We also pushed hard to make it to the highway in time to hitch into town before dark. With all the above challenges, we still made it to the road before sun down, but just barely, covering almost 28 miles in the process. Only to find that the roadway was under construction, with all traffic stalled. We waited 20 minutes and waived down a “pilot car” who was leading the way for a dozen cars. He let us get into the back of his pick up and took us another 5 miles to the end of the construction zone, where all the cars behind him zoomed past while we were getting our gear out. Now dark, with another wave of cars quite some time off, we were pondering our situation when we noticed one pickup had stopped so it’s owner could let her dog do it’s “business”. We chatted with her and in a stroke of great fortune she gave us a ride all the way into town (another 30 miles) even though it was well out of her way. We arrived in Dubois, only ten minutes before ther last restaurant in town closed (at 9pm) so while the Carrot checked us into a hotel room, I nabbed a booth and 2 menus and we managed to get dinner and then back to the room for showers. The CDT continued to challange us to keep trying even as all seemed to be almost beyond reach……but, from here we can go anywhere….

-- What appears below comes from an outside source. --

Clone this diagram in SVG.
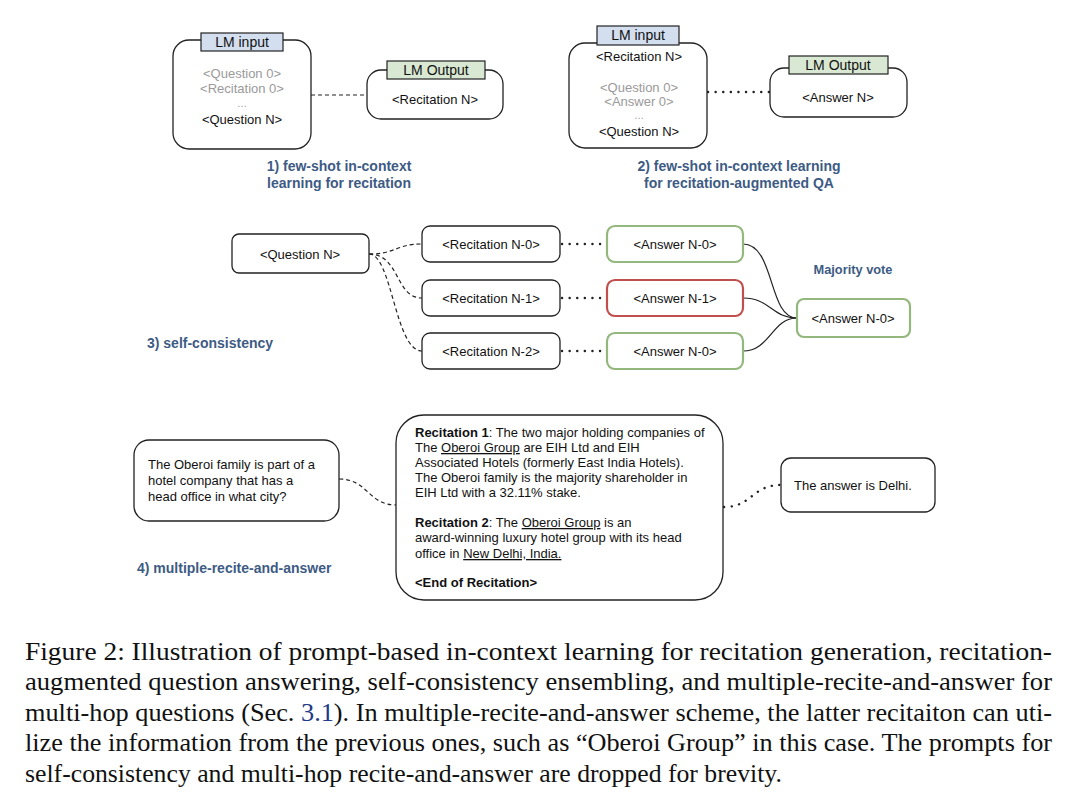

Now we are going to Glacier National Park to finish up the final few miles (about 20-30) between Many Glacier and the Canadian Border. The we will be done, with the CDT, and going home. And from there we will go, some where. Anywhere.
September 16th, 2010 at 8:56 pm
Congratulations guys! It was a true pleasure meeting you both in Buena Vista. I’ve really enjoyed reading about your hike north, and your stories brought me along with you. Your paragraphs about the Hidden Gems Wilderness campaign here in Summit County inspired me to host a benefit for them in my gallery sometime in the near future. Have fun completing the journey and stay in touch!
September 17th, 2010 at 4:25 pm
Snow is waiting for you in the Glacier high country! What an awesome trip you’ve had, but we’ll all be glad to have you back in the Inland NW neighborhood.